--- Begin Data for this exercise ---
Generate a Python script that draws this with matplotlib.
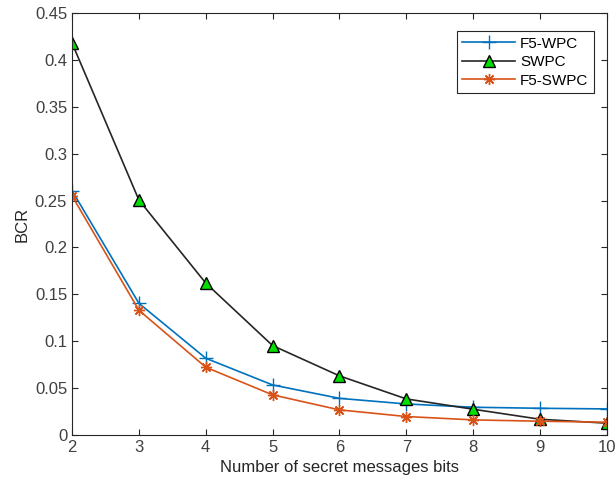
import matplotlib
matplotlib.use("Agg")
import matplotlib.pyplot as plt

plt.rcParams['font.family'] = ['Liberation Sans', 'DejaVu Sans']

bits = [2, 3, 4, 5, 6, 7, 8, 9, 10]
f5_wpc = [0.2605, 0.1404, 0.0818, 0.0533, 0.0390, 0.0330, 0.0295, 0.0284, 0.0277]
swpc = [0.418, 0.2506, 0.162, 0.0953, 0.063, 0.0384, 0.0274, 0.0167, 0.0125]
f5_swpc = [0.255, 0.133, 0.0722, 0.0427, 0.0267, 0.0196, 0.0160, 0.0146, 0.0135]
yticks = [0, 0.05, 0.1, 0.15, 0.2, 0.25, 0.3, 0.35, 0.4, 0.45]
ytick_labels = ['0', '0.05', '0.1', '0.15', '0.2', '0.25', '0.3', '0.35', '0.4', '0.45']

fig = plt.figure(figsize=(6.16, 4.87), dpi=100)
ax = fig.add_axes([0.117, 0.107, 0.868, 0.866])

ax.plot(bits, f5_wpc, color='#0072BD', lw=1.2, marker='+', ms=10, mew=1.0, label='F5-WPC')
ax.plot(bits, swpc, color='#262626', lw=1.2, marker='^', ms=8, mfc='#00E000', mec='black', mew=1.0, label='SWPC')
ax.plot(bits, f5_swpc, color='#D95319', lw=1.2, marker=(8, 2, 0), ms=8, mew=1.0, label='F5-SWPC')

ax.set_xlim(2, 10)
ax.set_ylim(0, 0.45)
ax.set_xticks(bits)
ax.set_yticks(yticks)
ax.set_yticklabels(ytick_labels)
ax.tick_params(direction='in', top=True, right=True, colors='#262626', labelsize=12, length=4)
for lbl in ax.get_xticklabels() + ax.get_yticklabels():
    lbl.set_color('#404040')
for s in ax.spines.values():
    s.set_color('#262626')
    s.set_linewidth(0.8)
ax.set_xlabel('Number of secret messages bits', fontsize=12, color='#262626')
ax.set_ylabel('BCR', fontsize=12, color='#262626')

leg = ax.legend(loc='upper right', bbox_to_anchor=(0.99, 0.975), fontsize=11, fancybox=False,
                edgecolor='#262626', framealpha=1, handlelength=3.5, borderpad=0.35, labelspacing=0.3,
                handletextpad=0.3)
leg.get_frame().set_linewidth(0.8)

fig.savefig('out.png', dpi=100)
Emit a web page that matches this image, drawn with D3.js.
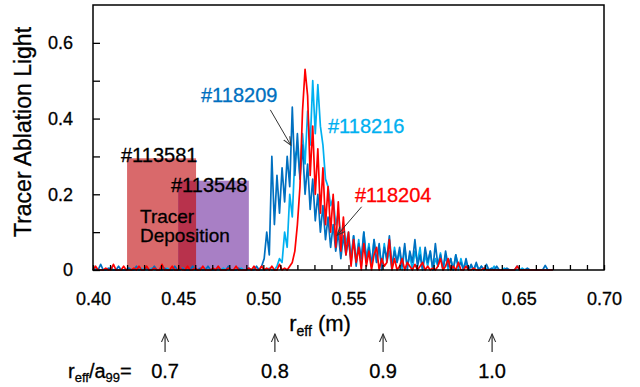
--- End Data for this exercise ---
• [Do this]: Every record gets retyped exactly; no picture goes into the copy.

• [Finished task]:
Generate a Python script that draws this with matplotlib.
import matplotlib
matplotlib.use("Agg")
import matplotlib.pyplot as plt

plt.rcParams['font.family'] = ['Liberation Sans', 'DejaVu Sans']

bits = [2, 3, 4, 5, 6, 7, 8, 9, 10]
f5_wpc = [0.2605, 0.1404, 0.0818, 0.0533, 0.0390, 0.0330, 0.0295, 0.0284, 0.0277]
swpc = [0.418, 0.2506, 0.162, 0.0953, 0.063, 0.0384, 0.0274, 0.0167, 0.0125]
f5_swpc = [0.255, 0.133, 0.0722, 0.0427, 0.0267, 0.0196, 0.0160, 0.0146, 0.0135]
yticks = [0, 0.05, 0.1, 0.15, 0.2, 0.25, 0.3, 0.35, 0.4, 0.45]
ytick_labels = ['0', '0.05', '0.1', '0.15', '0.2', '0.25', '0.3', '0.35', '0.4', '0.45']

fig = plt.figure(figsize=(6.16, 4.87), dpi=100)
ax = fig.add_axes([0.117, 0.107, 0.868, 0.866])

ax.plot(bits, f5_wpc, color='#0072BD', lw=1.2, marker='+', ms=10, mew=1.0, label='F5-WPC')
ax.plot(bits, swpc, color='#262626', lw=1.2, marker='^', ms=8, mfc='#00E000', mec='black', mew=1.0, label='SWPC')
ax.plot(bits, f5_swpc, color='#D95319', lw=1.2, marker=(8, 2, 0), ms=8, mew=1.0, label='F5-SWPC')

ax.set_xlim(2, 10)
ax.set_ylim(0, 0.45)
ax.set_xticks(bits)
ax.set_yticks(yticks)
ax.set_yticklabels(ytick_labels)
ax.tick_params(direction='in', top=True, right=True, colors='#262626', labelsize=12, length=4)
for lbl in ax.get_xticklabels() + ax.get_yticklabels():
    lbl.set_color('#404040')
for s in ax.spines.values():
    s.set_color('#262626')
    s.set_linewidth(0.8)
ax.set_xlabel('Number of secret messages bits', fontsize=12, color='#262626')
ax.set_ylabel('BCR', fontsize=12, color='#262626')

leg = ax.legend(loc='upper right', bbox_to_anchor=(0.99, 0.975), fontsize=11, fancybox=False,
                edgecolor='#262626', framealpha=1, handlelength=3.5, borderpad=0.35, labelspacing=0.3,
                handletextpad=0.3)
leg.get_frame().set_linewidth(0.8)

fig.savefig('out.png', dpi=100)
Emit a web page that matches this image, drawn with D3.js.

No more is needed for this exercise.